As has been described, the present invention provides an improved method for providing notifications of a failing node to other nodes within a computer network.
While an illustrative embodiment of the present invention has been described in the context of a fully functional storage system, those skilled in the art will appreciate that the software aspects of an illustrative embodiment of the present invention are capable of being distributed as a program product in a variety of forms, and that an illustrative embodiment of the present invention applies equally regardless of the particular type of media used to actually carry out the distribution. Examples of the types of media include recordable type media such as thumb drives, floppy disks, hard drives, CD ROMs, DVDs, and transmission type media such as digital and analog communication links.
While the invention has been particularly shown and described with reference to a preferred embodiment, it will be understood by those skilled in the art that various changes in form and detail may be made therein without departing from the spirit and scope of the invention.

Claims

1. A method for providing notifications of a failing node to other nodes within a computer network, said method comprising:

generating an interested node list in a node, wherein said interested node list includes any other node that has previously communicated with said node;

in response to a determination that said node is experiencing an error, sending an error notification packet from said node to each node on said interested nodes list; and

after the receipt of said error notification packet, performing one or more actions by a node on said interested nodes list.

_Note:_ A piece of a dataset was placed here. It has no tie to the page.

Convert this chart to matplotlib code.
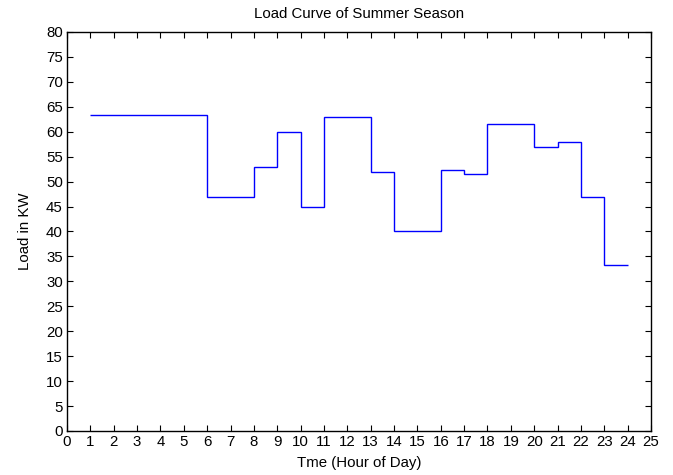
import matplotlib
matplotlib.use("Agg")
import matplotlib.pyplot as plt
import numpy as np

# Data
hours = list(range(1, 25))  # step edges, hour 1..24
load_kw = [63.3, 63.3, 63.3, 63.3, 63.3, 47.0, 47.0, 53.0, 60.0, 45.0,
           63.0, 63.0, 52.0, 40.0, 40.0, 52.3, 51.5, 61.5, 61.5, 57.0,
           58.0, 47.0, 33.3]
x_ticks = list(range(0, 26))
y_ticks = list(range(0, 81, 5))

plt.rcParams['font.family'] = ['Liberation Sans', 'DejaVu Sans']

fig = plt.figure(figsize=(6.73, 4.75), dpi=100)
ax = fig.add_axes([67/673, 1 - 431/475, (651 - 67)/673, (431 - 32)/475])

ax.stairs(load_kw, hours, color='#0000ff', linewidth=1.0, baseline=None)

ax.set_xlim(0, 25)
ax.set_ylim(0, 80)
ax.set_xticks(x_ticks)
ax.set_yticks(y_ticks)
ax.tick_params(direction='in', length=4, width=0.8, top=True, right=True,
               labelsize=10.8, pad=3, colors='black')
for s in ax.spines.values():
    s.set_linewidth(1.0)
    s.set_color('black')

ax.set_title('Load Curve of Summer Season', fontsize=10.8, pad=10)
ax.set_xlabel('Tme (Hour of Day)', fontsize=10.8, labelpad=5)
ax.set_ylabel('Load in KW', fontsize=10.8, labelpad=10)

fig.savefig('out.png', dpi=100)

2. The method of claim 1, wherein said method further includes forwarding said error notification packet by said node on said interested nodes list to a node on a local interested nodes list stored within said node on said interested nodes list according to a hop limit value, wherein said hop limit value corresponds to a pre-defined level of nodes within said computer network that said error notification packet may propagate, wherein said hop limit is decremented by said node on said interested nodes list.

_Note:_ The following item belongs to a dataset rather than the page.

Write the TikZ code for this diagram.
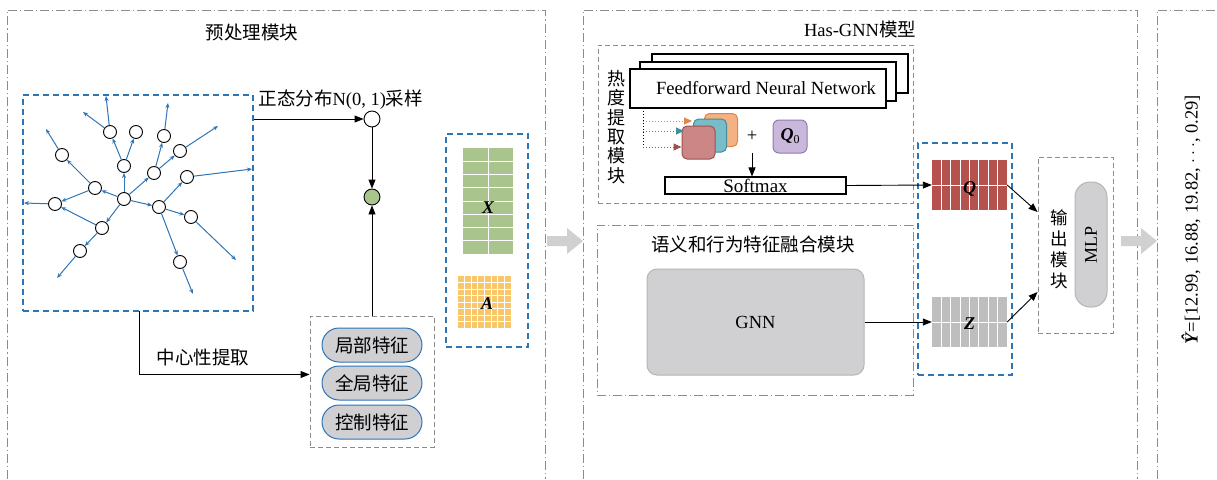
\documentclass[tikz,border=0pt]{standalone}
\usepackage{fontspec}
\setmainfont{Liberation Serif}
\newfontfamily\cjk{Noto Sans CJK SC}
\usetikzlibrary{arrows.meta}
\definecolor{blueL}{HTML}{2E75B6}
\definecolor{greenM}{HTML}{A9C48C}
\definecolor{yellowM}{HTML}{F7C76A}
\definecolor{redM}{HTML}{B5524E}
\definecolor{grayM}{HTML}{BEBEBE}
\definecolor{pillF}{HTML}{D0D0D3}
\definecolor{orangeF}{HTML}{F4B183}
\definecolor{orangeD}{HTML}{E0864A}
\definecolor{tealF}{HTML}{78BCC8}
\definecolor{tealD}{HTML}{3E8E9E}
\definecolor{redF}{HTML}{CC8686}
\definecolor{redD}{HTML}{A04F4F}
\definecolor{purpleF}{HTML}{C9B8DC}
\definecolor{purpleD}{HTML}{8E7BB0}
\definecolor{gnnF}{HTML}{D0D0D2}
\definecolor{gnnD}{HTML}{B5B5B5}
\definecolor{arrowG}{HTML}{D0D0D0}
\definecolor{lineG}{HTML}{8C8C8C}
\begin{document}
\begin{tikzpicture}[x=1pt,y=-1pt,
  every node/.style={font=\fontsize{18.5}{20}\selectfont},
  outer/.style={draw=lineG, line width=0.8pt, dash pattern=on 9pt off 3pt on 1.2pt off 3pt},
  gdash/.style={draw=lineG, line width=0.9pt, dash pattern=on 5pt off 3pt},
  bdash/.style={draw=blueL, line width=1.1pt, dash pattern=on 6pt off 4pt},
  gnode/.style={circle, draw=black, fill=white, line width=0.9pt, minimum size=13pt, inner sep=0pt},
  garrow/.style={-{Stealth[length=5pt,width=4pt]}, draw=blueL, line width=1pt},
  conn/.style={-{Triangle[length=9pt,width=7pt]}, line width=0.9pt},
  pill/.style={draw=blueL, fill=pillF, rounded corners=17pt, minimum width=100pt, minimum height=34pt, line width=1pt, inner sep=0pt, font=\cjk\fontsize{18.5}{19}\selectfont},
  cjkt/.style={font=\cjk\fontsize{18.5}{20}\selectfont},
  mlab/.style={font=\fontsize{18}{18}\selectfont\bfseries\itshape},
  fnn/.style={draw=black, fill=white, line width=1.1pt, minimum width=256pt, minimum height=39pt, inner sep=0pt},
  sq/.style={rounded corners=5pt, line width=1pt, minimum width=33pt, minimum height=33pt, inner sep=0pt}
]
\useasboundingbox (0,0) rectangle (1217,479);

% outer modules
\draw[outer] (7,479) -- (7,10) -- (545,10) -- (545,479);
\draw[outer] (583,479) -- (583,10) -- (1137,10) -- (1137,479);
\draw[outer] (1157,479) -- (1157,10) -- (1217,10);
\node[cjkt] (t1) at (252,32) {预处理模块};
\node (t2) at (860,29) {Has-GNN{\cjk 模型}};

% big gray arrows
\fill[arrowG] (547,236) -- (567,236) -- (567,228) -- (583,241) -- (567,254) -- (567,246) -- (547,246) -- cycle;
\fill[arrowG] (1121,236) -- (1141,236) -- (1141,228) -- (1157,241) -- (1141,254) -- (1141,246) -- (1121,246) -- cycle;

% graph box
\node[bdash, minimum width=230pt, minimum height=216pt] (gbox) at (138,203) {};
\foreach \n/\x/\y in {c/124/199, n1/110/132, n2/136/132, n3/124/166, n4/164/136, n5/180/151, n6/154/173, n7/187/177, n8/62/155, n9/95/188, n10/55/204, n11/159/207, n12/191/217, n13/102/228, n14/80/251, n15/180/262}
  \node[gnode] (\n) at (\x,\y) {};
\foreach \n/\x/\y in {e1/106/96, e2/83/112, e3/168/103, e4/218/126, e5/252/169, e6/236/260, e7/193/294, e8/46/129, e9/24/203, e10/57/278}
  \coordinate (\n) at (\x,\y);
\foreach \a/\b in {c/n3, n3/n1, n3/n2, n1/e1, n1/e2, c/n6, n6/n4, n4/e3, n6/n5, n5/e4, c/n11, n11/n7, n7/e5, n11/n12, n12/e6, n11/n15, n15/e7, c/n9, n9/n8, n8/e8, n9/n10, n10/e9, c/n13, n13/n10, n13/n14, n14/e10}
  \draw[garrow] (\a) -- (\b);

% sampling
\node[circle, draw=black, fill=white, line width=0.9pt, minimum size=16pt, inner sep=0pt] (W) at (372,119) {};
\node[circle, draw=black, fill=greenM, line width=0.9pt, minimum size=16pt, inner sep=0pt] (G) at (372,197) {};
\draw[conn] (gbox.east |- W) -- (W);
\node[anchor=west] (ls) at (255,100) {{\cjk 正态分布}N(0, 1){\cjk 采样}};
\draw[conn] (W) -- (G);

% features
\node[gdash, minimum width=124pt, minimum height=131pt] (fbox) at (372,381.5) {};
\node[pill] (p1) at (372,345) {局部特征};
\node[pill] (p2) at (372,383) {全局特征};
\node[pill] (p3) at (372,422) {控制特征};
\draw[conn] (fbox.north) -- (G);
\coordinate (cs) at (139,311);
\draw[conn] (cs) |- ([yshift=7pt]fbox.west);
\node[cjkt] (lc) at (203,357) {中心性提取};

% X and A
\node[bdash, minimum width=82pt, minimum height=213pt] (xabox) at (487,240.5) {};
\node[fill=greenM, minimum width=50pt, minimum height=106pt, inner sep=0pt] (X) at (488,201) {};
\draw[white, line width=1pt] (488,148) -- (488,254);
\foreach \k in {1,...,7} \draw[white, line width=1pt] (463,148+13.25*\k) -- (513,148+13.25*\k);
\node[mlab] (Xl) at (488,208) {X};
\node[fill=yellowM, minimum width=53pt, minimum height=52pt, inner sep=0pt] (A) at (484.5,302) {};
\foreach \k in {1,...,7} {
  \draw[white, line width=1pt] (458+6.625*\k,276) -- (458+6.625*\k,328);
  \draw[white, line width=1pt] (458,276+6.5*\k) -- (511,276+6.5*\k);
}
\node[mlab] (Al) at (487,304) {A};

% heat module
\node[gdash, minimum width=315pt, minimum height=158pt] (hbox) at (755.5,124) {};
\node[align=center, font=\cjk\fontsize{18}{19.3}\selectfont] (hv) at (616,127) {热\\度\\提\\取\\模\\块};
\node[fnn] (f3) at (780,73.5) {};
\node[fnn] (f2) at (768,81.5) {};
\node[fnn] (f1) at (758,88.5) {};
\node[font=\fontsize{18.6}{20}\selectfont] (ft) at (766,88.5) {Feedforward Neural Network};
\node[sq, fill=orangeF, draw=orangeD] (so) at (721,130) {};
\node[sq, fill=tealF, draw=tealD] (st) at (710,135.5) {};
\node[sq, fill=redF, draw=redD] (sr) at (698.5,142.5) {};
\coordinate (tap) at (643,108);
\coordinate (tapb) at (643,147);
\draw[dotted, line width=1pt] (tap) -- (tapb);
\coordinate (bo) at (643,121);
\coordinate (bt) at (643,131);
\coordinate (ao) at (692,121);
\coordinate (at) at (684,131);
\draw[dotted, line width=1pt, draw=orangeD, -{Triangle[length=8pt,width=7pt,fill=orangeD]}] (bo) -- (ao);
\draw[dotted, line width=1pt, draw=tealD, -{Triangle[length=8pt,width=7pt,fill=tealD]}] (bt) -- (at);
\draw[dotted, line width=1pt, draw=redD, -{Triangle[length=8pt,width=7pt,fill=redD]}] (tapb) -- (sr.west |- tapb);
\node (plus) at (752,136) {+};
\node[rounded corners=6pt, fill=purpleF, draw=purpleD, line width=1pt, minimum width=34pt, minimum height=33pt, inner sep=0pt] (q0) at (790,136.5) {\fontsize{18}{18}\selectfont\textbf{\textit{Q}}\raisebox{-3pt}{\fontsize{12}{12}\selectfont 0}};
\node[draw=black, line width=1.1pt, minimum width=181pt, minimum height=17pt, inner sep=0pt, font=\fontsize{19}{19}\selectfont] (smax) at (755.5,185.5) {Softmax};
\coordinate (pdown) at (752,153);
\draw[conn] (pdown) -- (pdown |- smax.north);

% Q and Z
\node[bdash, minimum width=94pt, minimum height=232pt] (qzbox) at (965,259) {};
\node[fill=redM, minimum width=75pt, minimum height=50pt, inner sep=0pt] (Q) at (969.5,185) {};
\node[fill=grayM, minimum width=75pt, minimum height=50pt, inner sep=0pt] (Z) at (969.5,322) {};
\foreach \k in {1,...,7} {
  \draw[white, line width=1pt] (932+9.375*\k,160) -- (932+9.375*\k,210);
  \draw[white, line width=1pt] (932+9.375*\k,297) -- (932+9.375*\k,347);
}
\draw[white, line width=1pt] (932,185) -- (1007,185);
\draw[white, line width=1pt] (932,322) -- (1007,322);
\node[mlab] (Ql) at (969.5,189) {Q};
\node[mlab] (Zl) at (969.5,324) {Z};
\draw[conn] (smax.east) -- (Q.west);

% semantic module
\node[outer, minimum width=316pt, minimum height=170pt] (sbox) at (755,310) {};
\node[font=\cjk\fontsize{18.5}{20}\selectfont] (st2) at (753,244) {语义和行为特征融合模块};
\node[fill=gnnF, draw=gnnD, rounded corners=10pt, line width=1pt, minimum width=217pt, minimum height=106pt] (gnn) at (755.5,322) {GNN};
\draw[conn] (gnn.east) -- (Z.west);

% output module
\node[gdash, minimum width=75pt, minimum height=176pt] (obox) at (1075.5,245) {};
\node[align=center, font=\cjk\fontsize{17.5}{21}\selectfont] (ov) at (1059,249) {输\\出\\模\\块};
\node[fill=gnnF, draw=gnnD, rounded corners=15pt, line width=1pt, minimum width=32pt, minimum height=125pt] (mlp) at (1091,244.5) {};
\node[rotate=90, font=\fontsize{18}{18}\selectfont] (mlpt) at (mlp) {MLP};
\coordinate (oin1) at ([yshift=33pt]obox.west);
\coordinate (oin2) at ([yshift=-47pt]obox.west);
\draw[conn] (Q.east) -- (oin1);
\draw[conn] (Z.east) -- (oin2);

% result
\node[rotate=90] (yhat) at (1191,220) {\textbf{\textit{\^Y}}=[12.99, 16.88, 19.82, $\cdots$, 0.29]};
\end{tikzpicture}
\end{document}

3. The method of claim 1, wherein said error notification packet includes a hop limit value field for containing a hop limit value from a hop limit counter of said node.

4. The method of claim 1, wherein nature of error includes hardware failure, software failure, connectivity failure, or data integrity error.

5. The method of claim 1, wherein status of error field includes unresolved, repair in progress, or resolved.

6. The method of claim 1, wherein said one or more actions include:

calling a central service center on behalf of said node;

forwarding said error notification packet to all nodes on said interested nodes list on behalf of said node;

sharing one or more resources with said node;

entering a read-only state for a first pre-defined time period; and

entering an offline state for a second pre-defined time period.